• Stated goal
Print the material below exactly as it stands, please, from its first line to the line holding "import plotly.graph_objects as go", with no pictures.
◇ ◇ ◇
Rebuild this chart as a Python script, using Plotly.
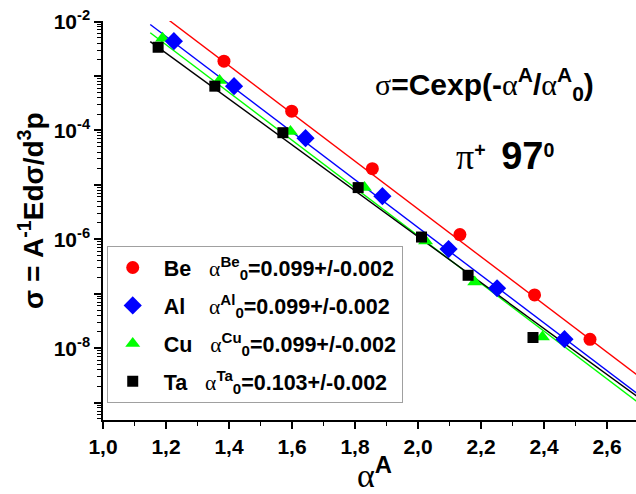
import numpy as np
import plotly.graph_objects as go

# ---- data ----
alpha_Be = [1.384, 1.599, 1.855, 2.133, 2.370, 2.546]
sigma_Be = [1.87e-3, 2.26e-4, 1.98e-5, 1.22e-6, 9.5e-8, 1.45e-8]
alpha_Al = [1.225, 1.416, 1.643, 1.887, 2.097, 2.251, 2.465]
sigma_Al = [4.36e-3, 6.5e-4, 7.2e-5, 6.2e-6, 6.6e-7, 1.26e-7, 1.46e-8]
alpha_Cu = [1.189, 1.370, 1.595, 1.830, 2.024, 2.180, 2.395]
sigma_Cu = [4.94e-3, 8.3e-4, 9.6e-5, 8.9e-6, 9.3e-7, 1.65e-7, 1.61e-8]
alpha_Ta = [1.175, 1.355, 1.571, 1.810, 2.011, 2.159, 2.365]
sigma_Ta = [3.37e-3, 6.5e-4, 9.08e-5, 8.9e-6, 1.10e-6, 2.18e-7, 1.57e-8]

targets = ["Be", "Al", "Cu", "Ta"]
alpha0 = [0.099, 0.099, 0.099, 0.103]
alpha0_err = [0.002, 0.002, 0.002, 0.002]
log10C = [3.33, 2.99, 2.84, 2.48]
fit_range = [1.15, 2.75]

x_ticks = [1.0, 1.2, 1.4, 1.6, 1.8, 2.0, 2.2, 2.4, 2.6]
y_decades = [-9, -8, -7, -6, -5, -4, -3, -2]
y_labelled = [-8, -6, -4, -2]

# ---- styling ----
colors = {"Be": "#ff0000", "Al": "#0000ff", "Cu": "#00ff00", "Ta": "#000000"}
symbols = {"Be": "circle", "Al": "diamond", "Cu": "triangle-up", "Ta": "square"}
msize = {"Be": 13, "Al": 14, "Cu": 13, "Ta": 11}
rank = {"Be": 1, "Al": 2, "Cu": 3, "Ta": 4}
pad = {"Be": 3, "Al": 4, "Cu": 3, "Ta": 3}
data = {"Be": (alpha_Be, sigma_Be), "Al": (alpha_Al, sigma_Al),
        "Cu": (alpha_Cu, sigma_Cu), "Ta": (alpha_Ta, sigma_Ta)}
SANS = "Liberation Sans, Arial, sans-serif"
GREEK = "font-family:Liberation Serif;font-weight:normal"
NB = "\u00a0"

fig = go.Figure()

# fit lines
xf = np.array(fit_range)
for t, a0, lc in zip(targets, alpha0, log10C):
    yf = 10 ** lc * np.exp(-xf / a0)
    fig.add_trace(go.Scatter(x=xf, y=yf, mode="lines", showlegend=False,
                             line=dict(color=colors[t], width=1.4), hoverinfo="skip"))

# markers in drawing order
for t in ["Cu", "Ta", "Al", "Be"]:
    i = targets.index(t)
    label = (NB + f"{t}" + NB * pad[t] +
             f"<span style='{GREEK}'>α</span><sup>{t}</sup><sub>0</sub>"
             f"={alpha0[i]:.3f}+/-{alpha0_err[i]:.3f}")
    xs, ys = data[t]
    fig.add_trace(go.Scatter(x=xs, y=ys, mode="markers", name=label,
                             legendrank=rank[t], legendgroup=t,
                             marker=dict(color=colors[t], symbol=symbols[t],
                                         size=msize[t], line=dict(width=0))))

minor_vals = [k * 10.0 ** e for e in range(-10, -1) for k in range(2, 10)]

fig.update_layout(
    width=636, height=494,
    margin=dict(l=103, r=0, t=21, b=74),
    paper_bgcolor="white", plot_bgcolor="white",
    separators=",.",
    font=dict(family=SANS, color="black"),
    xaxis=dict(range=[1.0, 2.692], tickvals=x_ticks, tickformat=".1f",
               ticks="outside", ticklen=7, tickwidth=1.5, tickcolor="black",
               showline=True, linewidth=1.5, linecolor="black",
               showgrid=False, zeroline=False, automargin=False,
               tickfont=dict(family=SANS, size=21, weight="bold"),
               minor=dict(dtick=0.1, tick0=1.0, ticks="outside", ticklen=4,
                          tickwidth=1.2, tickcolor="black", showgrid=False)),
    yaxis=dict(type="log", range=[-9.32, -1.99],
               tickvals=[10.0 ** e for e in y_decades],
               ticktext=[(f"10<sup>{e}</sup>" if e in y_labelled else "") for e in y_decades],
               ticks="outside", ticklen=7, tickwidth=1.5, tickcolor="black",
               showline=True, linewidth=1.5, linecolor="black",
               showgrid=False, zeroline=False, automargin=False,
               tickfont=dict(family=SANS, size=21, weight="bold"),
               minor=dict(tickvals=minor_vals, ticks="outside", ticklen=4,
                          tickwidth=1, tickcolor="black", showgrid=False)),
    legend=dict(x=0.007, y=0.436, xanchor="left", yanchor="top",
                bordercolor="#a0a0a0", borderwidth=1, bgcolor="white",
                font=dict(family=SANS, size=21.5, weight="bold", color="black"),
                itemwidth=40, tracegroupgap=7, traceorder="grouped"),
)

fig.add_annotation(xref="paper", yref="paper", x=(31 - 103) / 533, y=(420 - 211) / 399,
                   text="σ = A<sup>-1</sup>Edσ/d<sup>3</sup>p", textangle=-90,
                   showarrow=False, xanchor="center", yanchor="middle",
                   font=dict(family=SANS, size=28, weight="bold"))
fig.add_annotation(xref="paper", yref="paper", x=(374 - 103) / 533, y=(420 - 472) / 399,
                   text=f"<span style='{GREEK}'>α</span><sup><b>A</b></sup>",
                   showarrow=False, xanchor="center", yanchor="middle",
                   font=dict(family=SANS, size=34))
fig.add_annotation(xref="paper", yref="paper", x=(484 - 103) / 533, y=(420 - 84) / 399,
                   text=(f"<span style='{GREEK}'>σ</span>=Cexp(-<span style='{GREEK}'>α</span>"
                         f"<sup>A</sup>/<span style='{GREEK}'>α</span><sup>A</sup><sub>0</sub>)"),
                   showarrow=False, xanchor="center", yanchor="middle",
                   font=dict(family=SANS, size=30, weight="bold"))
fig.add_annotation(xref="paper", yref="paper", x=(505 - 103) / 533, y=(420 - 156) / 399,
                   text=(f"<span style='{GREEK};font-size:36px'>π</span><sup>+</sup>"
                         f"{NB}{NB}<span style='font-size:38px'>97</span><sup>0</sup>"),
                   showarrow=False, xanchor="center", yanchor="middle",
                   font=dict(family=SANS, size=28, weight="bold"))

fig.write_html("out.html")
◇ ◇ ◇
• Finished answer
Rebuild this chart as a Python script, using Plotly.
import numpy as np
import plotly.graph_objects as go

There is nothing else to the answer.